Pakistan borrowed the idea of central planning from India and started work on the First Year Plan for the period 1955-60. The document could not be produced for the reason that politics got in the way. It was only in 1958 that the plan’s draft was produced but it was no longer consequential since the period covered by it was almost over.

However, the military government that was in power at that time empowered the Planning Commission to begin serious work on the Second Five Year Plan for the period 1960-65. This was done and the plan began to be vigorously implemented.

It was a great success in terms of producing an unprecedented rate of growth in the economy. Although the idea of centralised planning came from India, the strategy that Pakistan adopted was not Indian in origin. In Pakistan, the government wished to focus on igniting growth in the economy and placing its faith in the “trickle down effect” for helping the less advantaged segments of the society.

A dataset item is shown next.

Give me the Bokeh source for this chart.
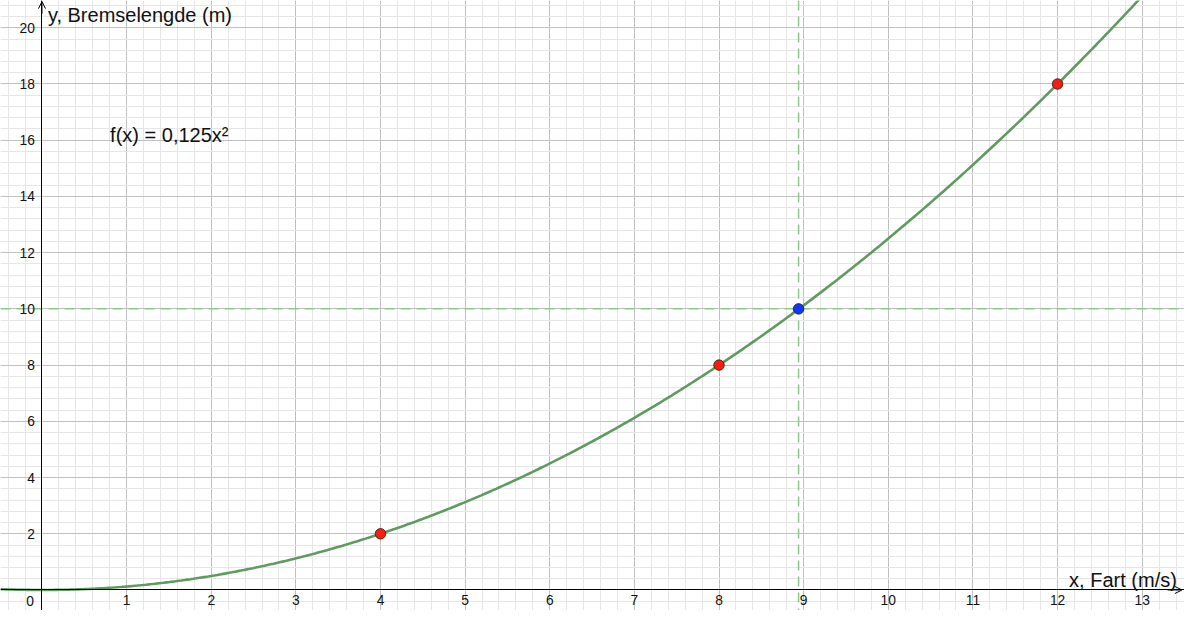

There was a different set of objectives in India. There the constitution obliged the planners to focus on the poor. The constitution had directed “the ownership and control of the material resources [should be] as best serve the common good” and that “the operation of the economic system does not result in the concentration of wealth and means of production to the common predicament.” There were no such constraints on the Pakistani planners.

The government headed by Ayub Khan also bought some aspects of the licensing system from India but it was less vigorous than the one the Indians had operated. Pakistan allowed much greater space to the private sector than the Indians did.

It was only after Zulfikar Ali Bhutto assumed power that the private sector came to be tightly regulated. Bhutto in that sense was a “Nehruvian”. But he went a step further. Nehru had eschewed nationalisation as a way of increasing the presence of the state in the economy, preferring to do it by expanding investment in industry by the public sector. Bhutto, on the other hand, resorted to wholesale takeover of private assets by the government. The two-year nationalisation spree by the government in 1972-74 changed in a fundamental way the structure of the economy.

In the early 1990s, both India and Pakistan changed the way they looked at the state as a player in the economic field. Both adopted a series of measures to reduce the presence of the state in the economy.

In that respect, the policymakers did not borrow from each other but followed what was being advocated by development economists working in a number of Washington-based institutions.

Some of the members of the Manmohan Singh team that instituted reforms in India had worked at the World Bank and had participated in the development of the thinking that came to be known as The Washington Conesus. Later, in the early 2000s there was a significant amount of borrowing from India by the government of President Pervez Musharraf as it gave even more space to the private sector.

The conclusion is clear. While the South Asians may not have traded much with one another, they have been quite active in learning from each other’s experiences. If this were to be recognised explicitly it could perhaps help to improve cooperation in other fields as well.